Overall, U.S. industrial production increased by 0.4% in December -- slightly below expectations -- capping the 10th consecutive quarter of improvement, according to the data, which the Fed released Wednesday.
Manufacturing, which the Fed considers one of three subsets of the U.S. industrial sector, posted a 0.9% increase in production in December -- up 3.7% from December 2010.
For the fourth quarter, manufacturing production increased at an annual rate of 3.9%.
Paul Edelstein, director of financial economics for IHS Global Insight, hailed the numbers as a sign that manufacturing roared back in December.
"It was a particularly strong month for manufacturers," Edelstein said. "Consumer products bounced back, while demand for business equipment remained robust."
The December uptick in manufacturing output "more than offset" the 0.4% drop in manufacturing production reported in November, asserted Daniel Meckstroth, chief economist for the Manufacturers Alliance for Productivity and Innovation (MAPI).
"Manufacturing experienced strong growth in December and was distributed across many industries within the sector," Meckstroth said. "Fourteen major manufacturing industries grew while only six industries declined in December.
"The increases were significant in both the durable-goods (0.9%) and nondurable-goods sectors (0.8%)."

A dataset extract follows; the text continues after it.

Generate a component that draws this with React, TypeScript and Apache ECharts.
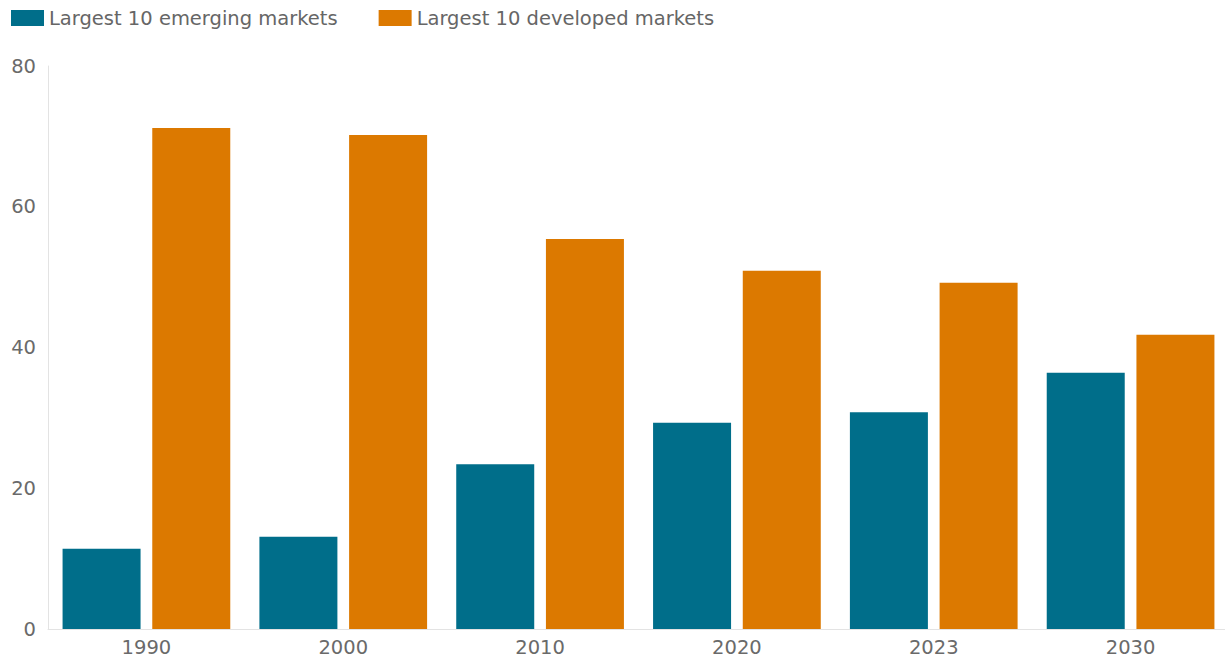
import React, { useEffect, useRef } from "react";
import * as echarts from "echarts";

const categories = ["1990", "2000", "2010", "2020", "2023", "2030"];
const emerging = [11.4, 13.1, 23.4, 29.3, 30.8, 36.4];
const developed = [71.2, 70.2, 55.4, 50.9, 49.2, 41.8];
const seriesNames = ["Largest 10 emerging markets", "Largest 10 developed markets"];

export default function App() {
  const ref = useRef<HTMLDivElement>(null);
  useEffect(() => {
    if (!ref.current) return;
    const chart = echarts.init(ref.current, null, { renderer: "svg" });
    const font = "DejaVu Sans";
    chart.setOption({
      animation: false,
      textStyle: { fontFamily: font },
      legend: {
        left: 6,
        top: 3,
        itemWidth: 33,
        itemHeight: 16,
        itemGap: 41,
        icon: "rect",
        textStyle: { fontSize: 19.5, color: "#666", fontFamily: font },
        data: seriesNames,
      },
      grid: { left: 48, right: 0, top: 66, bottom: 31, containLabel: false },
      xAxis: {
        type: "category",
        data: categories,
        axisLine: { show: true, lineStyle: { color: "#e3e3e3", width: 1 } },
        axisTick: { show: false },
        axisLabel: { fontSize: 19.5, color: "#6a6a6a", margin: 8, fontFamily: font },
      },
      yAxis: {
        type: "value",
        min: 0,
        max: 80,
        interval: 20,
        axisLine: { show: true, lineStyle: { color: "#e3e3e3", width: 1 } },
        axisTick: { show: false },
        splitLine: { show: false },
        axisLabel: { fontSize: 19.5, color: "#6a6a6a", margin: 12, fontFamily: font },
      },
      series: [
        {
          name: seriesNames[0],
          type: "bar",
          data: emerging,
          barWidth: 78,
          barGap: "15%",
          itemStyle: { color: "#006e8a" },
        },
        {
          name: seriesNames[1],
          type: "bar",
          data: developed,
          barWidth: 78,
          barGap: "15%",
          itemStyle: { color: "#dc7900" },
        },
      ],
    });
    return () => chart.dispose();
  }, []);
  return (
    <div
      style={{ position: "fixed", left: 0, top: 0, width: 1225, height: 660, overflow: "hidden", background: "#fff" }}
    >
      <div ref={ref} style={{ width: 1229, height: 660 }} />
    </div>
  );
}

Still, the wobbly economic recovery tapped the brakes on manufacturing output growth for the year, which slowed from 7% in 2010 to 4% in 2011, Edelstein pointed out.
"Factory production hit a growth pocket in the spring but bounced back more recently thanks to strength in China that was augmented by resilience in domestic consumer and business demand," Edelstein said.
Preliminary indications from January regional manufacturing surveys point to a strong start for U.S. manufacturing in 2012, but Edelstein worries that the global economy could hold the sector back.
"The concern is that with China's latest GDP report showing slower growth and the eurozone slipping back into recession, the U.S. consumer could be the 'last man standing' for U.S. manufacturing this year," Edelstein said. "This is not a bright prospect."
Meanwhile, MAPI projects that U.S. manufacturing production will expand at a 3.4% rate in 2012 -- outpacing the "modest" 2.1% that the association predicts for the overall U.S. economy.
"The superior growth in manufacturing comes from pent-up demand for motor vehicles, the need to upgrade business equipment, and more investment in energy and mineral exploration," Meckstroth said.